I have a masters degree in finance and I've worked in the area of global sourcing for manufacturing for many years. I've actually traveled to China and other parts of the globe studying this very issue. It's not as simple as whether you carry a surplus or deficit in trade. The actual evidence for that is equivocal at best and it is hard to make consistent generalizations that reliably work. Look at the top net exports and import countries. It's very much a mixed bag of strong economies and weak ones. Russia, Ireland, and Italy have comparatively weak economies and yet are net exporters. China has a strong and growing economy but it's not as strong as many imagine it to be. The US is a net importer and yet it's unclear so far that this has had a meaningful detrimental effect on the US economy as a whole. (don't confuse the federal debt with net imports) There is justifiable concern about this issue but so far the actual effects seemed to be a mixed bag and dependent on the circumstances of a specific country. Surplus = Good is a simple but wrong argument.

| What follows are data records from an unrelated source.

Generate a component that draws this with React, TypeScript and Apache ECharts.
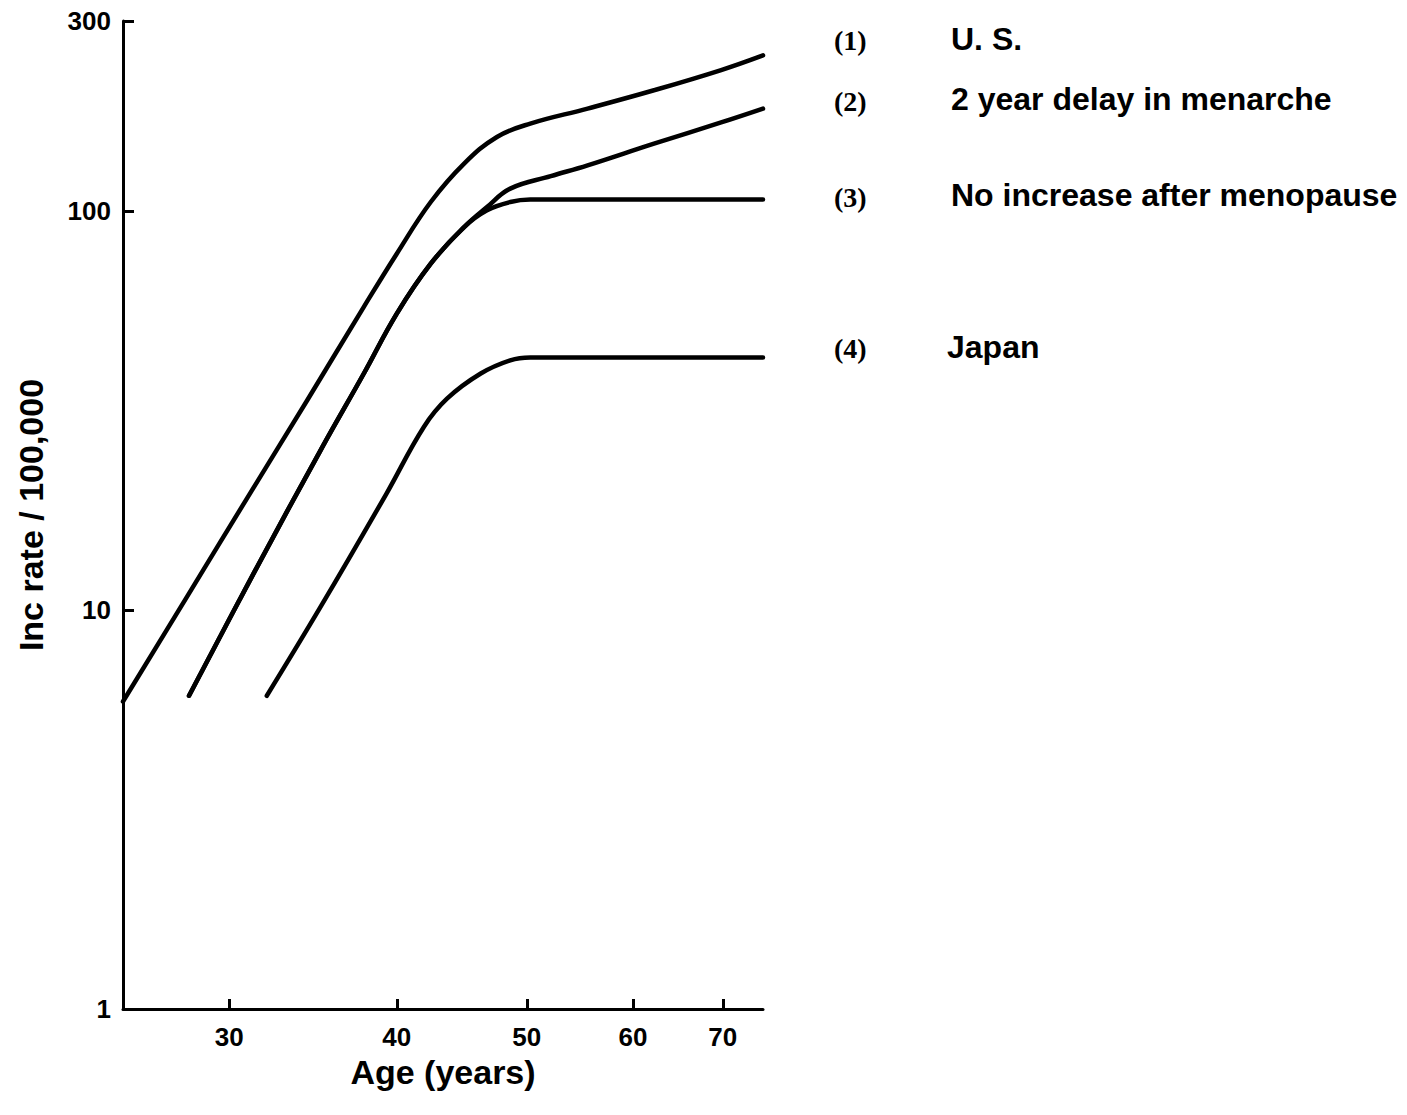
import React, { useEffect, useRef } from "react";
import * as echarts from "echarts";

const xTicks = [30, 40, 50, 60, 70];
const yTicks = [1, 10, 100, 300];

const usAges = [25.0, 27.9, 31.2, 34.3, 37.8, 40.0, 42.4, 44.9, 47.5, 50.3, 55.5, 62.2, 69.8, 75];
const usRates = [5.9, 10.8, 20.0, 33.6, 57.6, 78.3, 105.5, 131.7, 153.6, 165.9, 180.9, 201.1, 226, 246];

const delayAges = [28.0, 31.3, 35.1, 37.8, 40.0, 42.4, 44.9, 46.7, 48.6, 52.1, 55.5, 62.2, 69.8, 75];
const delayRates = [6.1, 12.4, 25.2, 39.2, 55.4, 73.9, 91.3, 102.5, 114, 122.5, 130.4, 147.8, 167, 180.9];

const noIncAges = [28.0, 31.3, 35.1, 37.8, 40.0, 42.4, 44.9, 46.7, 48.6, 50.3, 75];
const noIncRates = [6.1, 12.4, 25.2, 39.2, 55.4, 73.9, 91.3, 100.6, 105.5, 107, 107];

const japanAges = [32.0, 35.1, 39.3, 41.9, 43.6, 46.2, 48.6, 50.3, 75];
const japanRates = [6.1, 10.2, 19.6, 28.8, 33.9, 39.2, 42.3, 43.0, 43.0];

const legendNums = ["(1)", "(2)", "(3)", "(4)"];
const legendNames = ["U. S.", "2 year delay in menarche", "No increase after menopause", "Japan"];

const zip = (a: number[], b: number[]) => a.map((v, i) => [v, b[i]]);

export default function App() {
  const ref = useRef<HTMLDivElement>(null);
  useEffect(() => {
    document.body.style.margin = "0";
    const chart = echarts.init(ref.current!, null, { renderer: "svg" });
    const sans = "Liberation Sans, Arial, sans-serif";
    const serif = "Liberation Serif, Times New Roman, serif";
    const lineSeries = (name: string, data: number[][]) => ({
      type: "line",
      name,
      data,
      showSymbol: false,
      smooth: 0.4,
      lineStyle: { color: "#000", width: 4.5, cap: "round", join: "round" },
      z: 3,
    });
    const numY = [41, 102, 198, 349];
    const nameY = [40, 100, 196, 348];
    const nameX = [951, 951, 951, 947];
    const graphics: any[] = [];
    legendNums.forEach((t, i) => {
      graphics.push({
        type: "text",
        left: 834,
        top: numY[i] - 15,
        style: { text: t, fontFamily: serif, fontWeight: "bold", fontSize: 28, fill: "#000" },
      });
      graphics.push({
        type: "text",
        left: nameX[i],
        top: nameY[i] - 17,
        style: { text: legendNames[i], fontFamily: sans, fontWeight: "bold", fontSize: 32, fill: "#000" },
      });
    });
    chart.setOption({
      animation: false,
      backgroundColor: "#fff",
      grid: { left: 123, top: 21, width: 640, height: 988 },
      xAxis: {
        type: "log",
        logBase: 10,
        min: 25,
        max: 75,
        name: "Age (years)",
        nameLocation: "middle",
        nameGap: 46,
        nameMoveOverlap: false,
        nameTextStyle: { fontFamily: sans, fontWeight: "bold", fontSize: 34, color: "#000" },
        axisLine: { show: true, lineStyle: { color: "#000", width: 3 } },
        axisTick: { show: true, inside: true, length: 10, lineStyle: { color: "#000", width: 3 }, customValues: xTicks },
        axisLabel: { show: true, customValues: xTicks, margin: 15, fontFamily: sans, fontWeight: "bold", fontSize: 26, color: "#000" },
        minorTick: { show: false },
        splitLine: { show: false },
      },
      yAxis: {
        type: "log",
        logBase: 10,
        min: 1,
        max: 300,
        name: "Inc rate / 100,000",
        nameLocation: "middle",
        nameGap: 75,
        nameMoveOverlap: false,
        nameTextStyle: { fontFamily: sans, fontWeight: "bold", fontSize: 34, color: "#000" },
        axisLine: { show: true, lineStyle: { color: "#000", width: 3 } },
        axisTick: { show: true, inside: true, length: 11, lineStyle: { color: "#000", width: 3 }, customValues: yTicks },
        axisLabel: { show: true, customValues: yTicks, margin: 12, fontFamily: sans, fontWeight: "bold", fontSize: 26, color: "#000" },
        minorTick: { show: false },
        splitLine: { show: false },
      },
      series: [
        lineSeries("U. S.", zip(usAges, usRates)),
        lineSeries("2 year delay in menarche", zip(delayAges, delayRates)),
        lineSeries("No increase after menopause", zip(noIncAges, noIncRates)),
        lineSeries("Japan", zip(japanAges, japanRates)),
      ],
      graphic: graphics,
    });
    return () => chart.dispose();
  }, []);
  return <div ref={ref} style={{ width: 1407, height: 1115 }} />;
}
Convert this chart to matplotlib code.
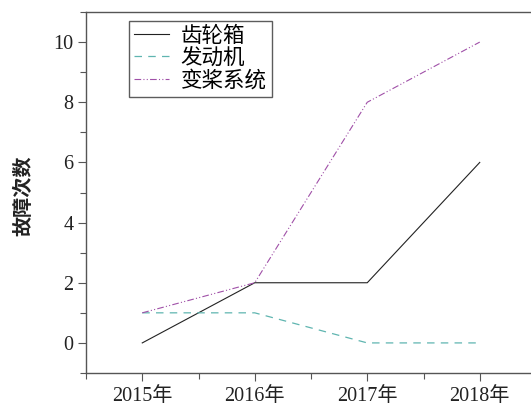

I don't know if this is included in statistics that are released, but for an even better picture you should also include repatriated monies, such as profits from overseas subsidiaries coming into the country, or foreign workers sending money home to their families abroad.
You are talking about the capital account and the current account. Countries with a negative current account are by definition net importers but the evidence is not at all clear that this indicates a problem as a general proposition. Developed economies tend to run a current account deficit and money tends to flow from developed economies to developing ones but it's not clear that this is a harmful state of affairs. There are no simple sound bite sized answers here. You can have a healthy economy with a negative current account.